I don't know/care about kaltura, but from TFA:
Well, presumably it will only be notable video that's allowed.
And presumably also, every band on Earth will have a sample of their video on every page they can get away with, as well as every company that now successfully uses Wikipedia to astroturf their products will get a nice demo video up too.
It seems that as each month passes wikipedia becomes less and less relevant, and less reputable. Wholly because of bad administrative decisions.
Title is somewhat misleading. Wikipedia has had video for years. For example scroll down at http://en.wikipedia.org/wiki/Morris_C8 or for direct to video http://en.wikipedia.org/wiki/File:Morris_C8_towing.ogv
It's always nice to see new tools in the toolbox. I just wonder what kind of edit wars we can look forward to seeing. Could they be like this?
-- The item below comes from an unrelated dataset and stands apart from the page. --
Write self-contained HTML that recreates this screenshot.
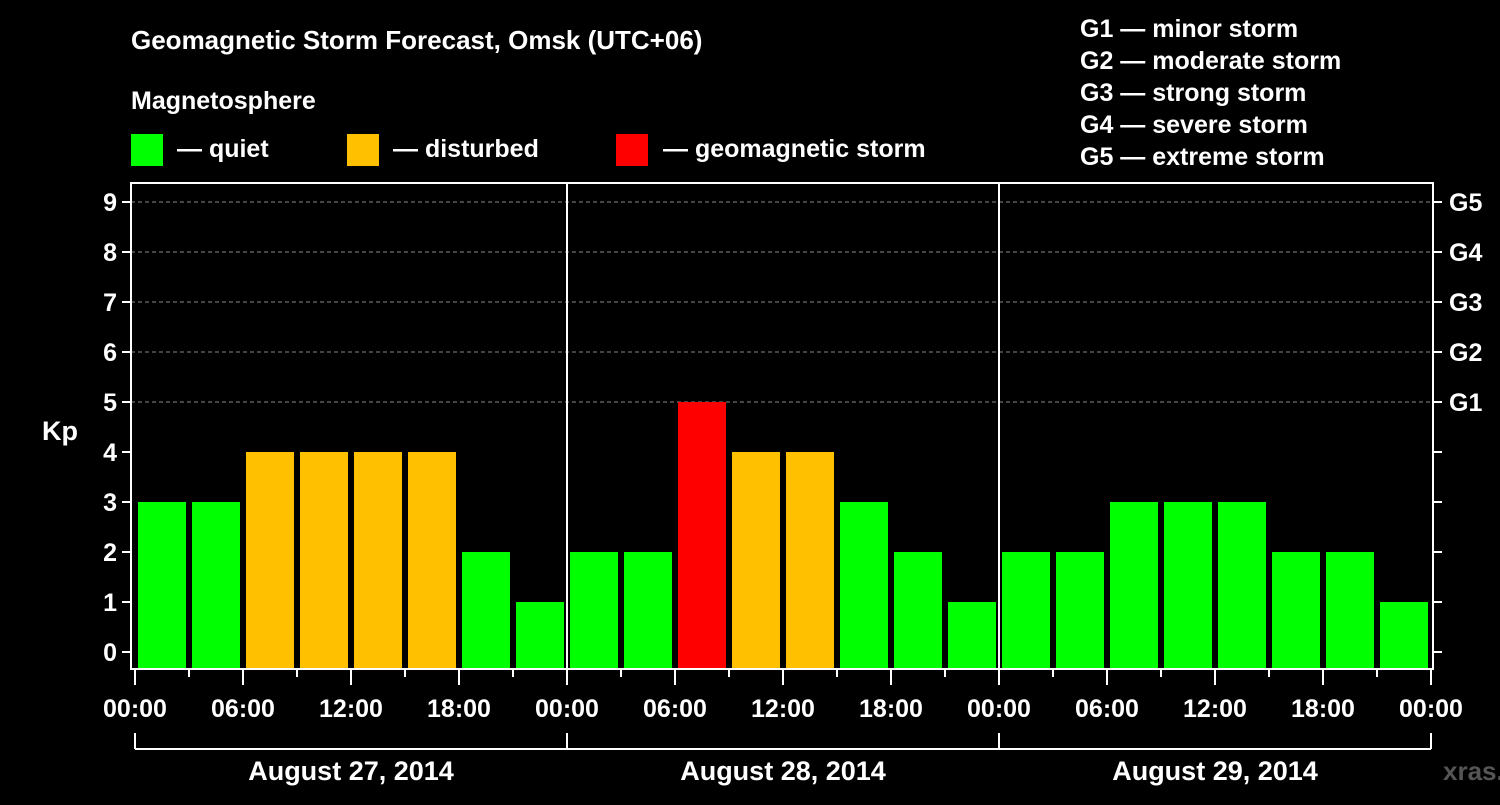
<!DOCTYPE html>
<html><head><meta charset="utf-8"><style>
body{margin:0;background:#000;width:1500px;height:800px;overflow:hidden}
svg text{font-family:"Liberation Sans",Arial,sans-serif;font-weight:bold;fill:#fff}
</style></head><body>
<svg id="c" width="1500" height="800" xmlns="http://www.w3.org/2000/svg">
<text x="131" y="49" font-size="26">Geomagnetic Storm Forecast, Omsk (UTC+06)</text>
<text x="131" y="109" font-size="25">Magnetosphere</text>
<g>
<rect x="131" y="134" width="32" height="32" fill="#00ff00"/>
<text x="177" y="157" font-size="25">— quiet</text>
<rect x="347" y="134" width="32" height="32" fill="#ffc000"/>
<text x="393" y="157" font-size="25">— disturbed</text>
<rect x="616" y="134" width="32" height="32" fill="#ff0000"/>
<text x="663" y="157" font-size="25">— geomagnetic storm</text>
</g>
<g font-size="25">
<text x="1080" y="37">G1 — minor storm</text>
<text x="1080" y="69">G2 — moderate storm</text>
<text x="1080" y="101">G3 — strong storm</text>
<text x="1080" y="133">G4 — severe storm</text>
<text x="1080" y="165">G5 — extreme storm</text>
</g>
<text x="42" y="440" font-size="27">Kp</text>
<text x="1443" y="780" font-size="26" fill="#555" style="fill:#555">xras.ru</text>
<g id="plot"></g>
</svg>
<script>
const kpValues=[3,3,4,4,4,4,2,1, 2,2,5,4,4,3,2,1, 2,2,3,3,3,2,2,1];
const dayLabels=["August 27, 2014","August 28, 2014","August 29, 2014"];
const hourLabels=["00:00","06:00","12:00","18:00"];
const gLabels=["G1","G2","G3","G4","G5"];
const NS="http://www.w3.org/2000/svg";
const g=document.getElementById('plot');
const L=131,R=1433,T=183,B=669;
const x0=135,pxPerHour=18;
function xs(h){return x0+h*pxPerHour;}
function ys(v){return 652-v*50;}
function mk(t,a,p){const e=document.createElementNS(NS,t);for(const k in a)e.setAttribute(k,a[k]);(p||g).appendChild(e);return e;}
// grid
for(let v=5;v<=9;v++){
 const e=mk('line',{x1:L,x2:R,y1:ys(v),y2:ys(v),stroke:'#888','stroke-width':1,'stroke-dasharray':'4,3'});
 
 
}
// bars
kpValues.forEach((v,i)=>{
 const col=v>=5?'#ff0000':(v>=4?'#ffc000':'#00ff00');
 const e=mk('rect',{x:xs(i*3)+3,y:ys(v),width:48,height:B-ys(v),fill:col});
 
 
});
// frame
const fr=mk('rect',{x:L,y:T,width:R-L,height:B-T,fill:'none',stroke:'#fff','stroke-width':2});


for(let d=1;d<dayLabels.length;d++){
 const e=mk('line',{x1:xs(d*24),x2:xs(d*24),y1:T,y2:B,stroke:'#fff','stroke-width':2});
 
 
}
// y ticks
for(let v=0;v<=9;v++){
 mk('line',{x1:L-9,x2:L,y1:ys(v),y2:ys(v),stroke:'#fff','stroke-width':2});
 mk('line',{x1:R,x2:R+9,y1:ys(v),y2:ys(v),stroke:'#fff','stroke-width':2});
 const t=mk('text',{x:L-14,y:ys(v)+9,'font-size':25,'text-anchor':'end'});
 t.textContent=v;
 
 
}
gLabels.forEach((s,i)=>{
 const t=mk('text',{x:R+16,y:ys(5+i)+9,'font-size':25});
 t.textContent=s;
 
 
});
// x ticks
const total=dayLabels.length*24;
for(let h=0;h<=total;h+=3){
 const major=h%6===0;
 mk('line',{x1:xs(h),x2:xs(h),y1:B,y2:major?685:677,stroke:'#fff','stroke-width':2});
 if(major){
  const t=mk('text',{x:xs(h),y:717,'font-size':25,'text-anchor':'middle'});
  t.textContent=hourLabels[(h/6)%4];
  
  
 }
}
// day brackets
mk('line',{x1:xs(0),x2:xs(total),y1:749,y2:749,stroke:'#fff','stroke-width':2});
for(let d=0;d<=dayLabels.length;d++)mk('line',{x1:xs(d*24),x2:xs(d*24),y1:733,y2:749,stroke:'#fff','stroke-width':2});
dayLabels.forEach((s,d)=>{
 const t=mk('text',{x:xs(d*24+12),y:780,'font-size':27,'text-anchor':'middle'});
 t.textContent=s;
 
 
});
</script>
</body></html>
http://en.wikipedia.org/wiki/Talk:Human_anus
Strange, apparently a "person" can only be female.
I know, I know, if it said "he" no one would notice, but obviously this person was going out of their way to say "her", so why not just go with "they"? I know it's not grammatically correct (according to an English teacher I had) but at least it works, and it should be correct.
Anyway, it just annoys me when someone goes out of their way to try to end the male gender bias only to throw in female gender bias instead of making it gender neutral. -Taylor
Usually, they're college males hoping to get laid by progressive chicks.
It never works that way, btw.
Advice: on VPS providers
I have donated to Wikipedia a few times over the years. But I think I will stop if this video 'enhancement' takes off. I can think of no article I have ever read that would have been served better by video on the same page. Just reference a video from a source site. I thought Wikipedia was a non-profit organization running an lean crew of committed semi-volunteers, not a business looking to 'drive traffic' to their site.
I judt got a nre Kinesis keybiartf so please excusr ant egregiou typos.
So you acknowledge that all three possibilities offered by the English language are flawed, but you still criticise the author for picking one you evidently have a problem with?
For heaven's sake - get over it.
Apparently the feminists won and we're so fucking PC now that there are no males on the internet.
Let's face it: in English, if you talk about someone, you either have to specify his/her gender, or pretend they're more than one person.
Technically, that's grammatically incorrect. A singular object referred to as a plural object, as was mentioned above. The correct way to do so would be to say he or she or his or her. I suppose we could be like the French and assume the male gender. Then again, why assume? This is Slashdot!